## Set problem
Omit the pictures and output exactly the lines from the start of the entries through the line containing "18, weight: 'bold'".

━━━━━━━━━━━━━━━━━━━━

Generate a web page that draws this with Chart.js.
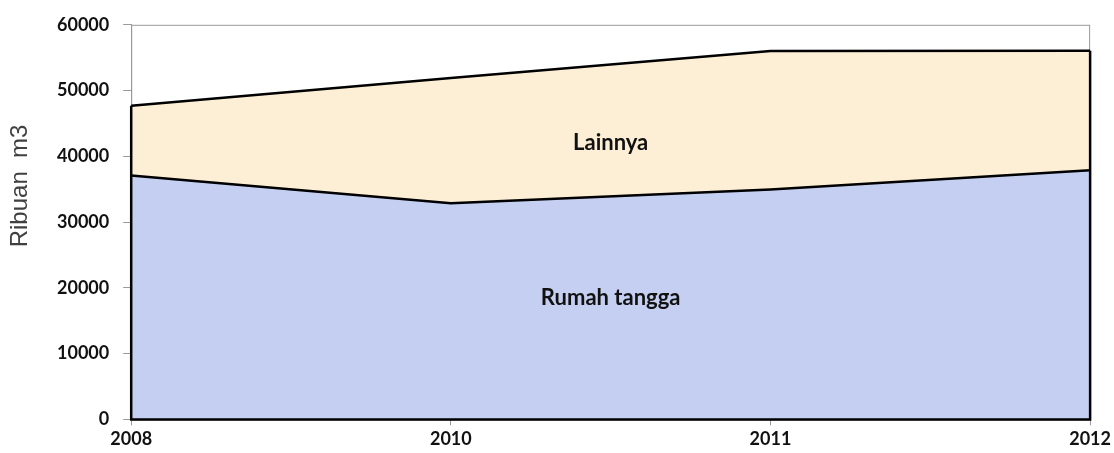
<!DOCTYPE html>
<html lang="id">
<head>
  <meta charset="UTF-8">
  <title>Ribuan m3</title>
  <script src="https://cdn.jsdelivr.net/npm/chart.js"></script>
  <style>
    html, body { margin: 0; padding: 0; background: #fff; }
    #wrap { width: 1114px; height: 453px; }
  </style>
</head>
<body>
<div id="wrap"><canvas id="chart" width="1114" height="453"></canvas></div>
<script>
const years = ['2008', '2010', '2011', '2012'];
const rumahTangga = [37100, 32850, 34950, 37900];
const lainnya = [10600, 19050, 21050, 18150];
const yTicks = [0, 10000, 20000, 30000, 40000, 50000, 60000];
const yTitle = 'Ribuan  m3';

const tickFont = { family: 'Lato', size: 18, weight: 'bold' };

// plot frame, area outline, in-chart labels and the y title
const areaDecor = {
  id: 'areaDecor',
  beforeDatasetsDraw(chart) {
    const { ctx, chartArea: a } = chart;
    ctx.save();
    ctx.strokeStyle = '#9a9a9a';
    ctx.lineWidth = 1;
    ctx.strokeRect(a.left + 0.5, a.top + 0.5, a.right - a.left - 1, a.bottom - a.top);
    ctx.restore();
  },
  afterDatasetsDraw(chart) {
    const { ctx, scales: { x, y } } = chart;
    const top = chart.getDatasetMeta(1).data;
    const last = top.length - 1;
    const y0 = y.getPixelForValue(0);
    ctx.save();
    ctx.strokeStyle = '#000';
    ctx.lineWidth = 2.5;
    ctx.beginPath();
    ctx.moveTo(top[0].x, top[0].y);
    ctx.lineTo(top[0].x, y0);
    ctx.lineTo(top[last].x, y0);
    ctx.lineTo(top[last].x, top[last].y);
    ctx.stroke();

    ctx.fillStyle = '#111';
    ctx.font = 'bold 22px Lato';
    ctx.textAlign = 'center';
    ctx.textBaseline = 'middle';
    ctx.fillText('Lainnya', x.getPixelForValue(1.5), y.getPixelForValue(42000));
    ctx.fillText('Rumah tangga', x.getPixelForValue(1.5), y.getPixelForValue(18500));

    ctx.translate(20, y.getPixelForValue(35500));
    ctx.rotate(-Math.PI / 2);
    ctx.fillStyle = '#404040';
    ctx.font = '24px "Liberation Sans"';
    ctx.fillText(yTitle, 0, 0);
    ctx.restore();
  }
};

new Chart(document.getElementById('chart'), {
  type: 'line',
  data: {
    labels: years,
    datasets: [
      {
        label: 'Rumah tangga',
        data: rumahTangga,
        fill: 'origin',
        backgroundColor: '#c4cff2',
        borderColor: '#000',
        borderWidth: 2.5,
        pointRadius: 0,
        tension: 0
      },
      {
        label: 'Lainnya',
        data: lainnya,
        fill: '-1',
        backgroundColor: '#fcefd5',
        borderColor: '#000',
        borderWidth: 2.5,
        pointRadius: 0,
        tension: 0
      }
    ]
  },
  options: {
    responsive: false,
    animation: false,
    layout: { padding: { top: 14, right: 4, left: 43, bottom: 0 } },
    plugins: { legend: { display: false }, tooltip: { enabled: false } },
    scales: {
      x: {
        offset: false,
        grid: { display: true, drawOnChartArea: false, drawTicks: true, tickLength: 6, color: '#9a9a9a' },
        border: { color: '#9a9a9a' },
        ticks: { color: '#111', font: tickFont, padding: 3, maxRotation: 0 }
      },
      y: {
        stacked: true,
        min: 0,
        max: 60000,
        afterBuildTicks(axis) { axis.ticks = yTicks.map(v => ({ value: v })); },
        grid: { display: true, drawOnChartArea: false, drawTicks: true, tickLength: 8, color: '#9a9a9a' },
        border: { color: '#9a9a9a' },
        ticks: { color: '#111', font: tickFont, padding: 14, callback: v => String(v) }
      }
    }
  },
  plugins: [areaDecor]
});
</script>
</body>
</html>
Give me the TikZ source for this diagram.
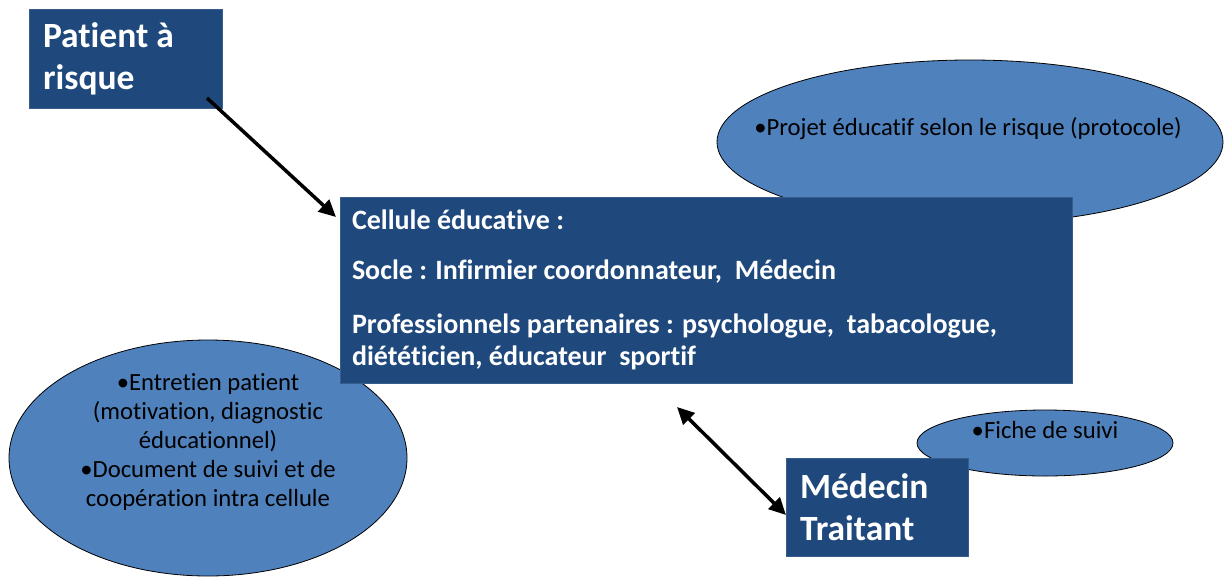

━━━━━━━━━━━━━━━━━━━━

## Correct result
Generate a web page that draws this with Chart.js.
<!DOCTYPE html>
<html lang="id">
<head>
  <meta charset="UTF-8">
  <title>Ribuan m3</title>
  <script src="https://cdn.jsdelivr.net/npm/chart.js"></script>
  <style>
    html, body { margin: 0; padding: 0; background: #fff; }
    #wrap { width: 1114px; height: 453px; }
  </style>
</head>
<body>
<div id="wrap"><canvas id="chart" width="1114" height="453"></canvas></div>
<script>
const years = ['2008', '2010', '2011', '2012'];
const rumahTangga = [37100, 32850, 34950, 37900];
const lainnya = [10600, 19050, 21050, 18150];
const yTicks = [0, 10000, 20000, 30000, 40000, 50000, 60000];
const yTitle = 'Ribuan  m3';

const tickFont = { family: 'Lato', size: 18, weight: 'bold' };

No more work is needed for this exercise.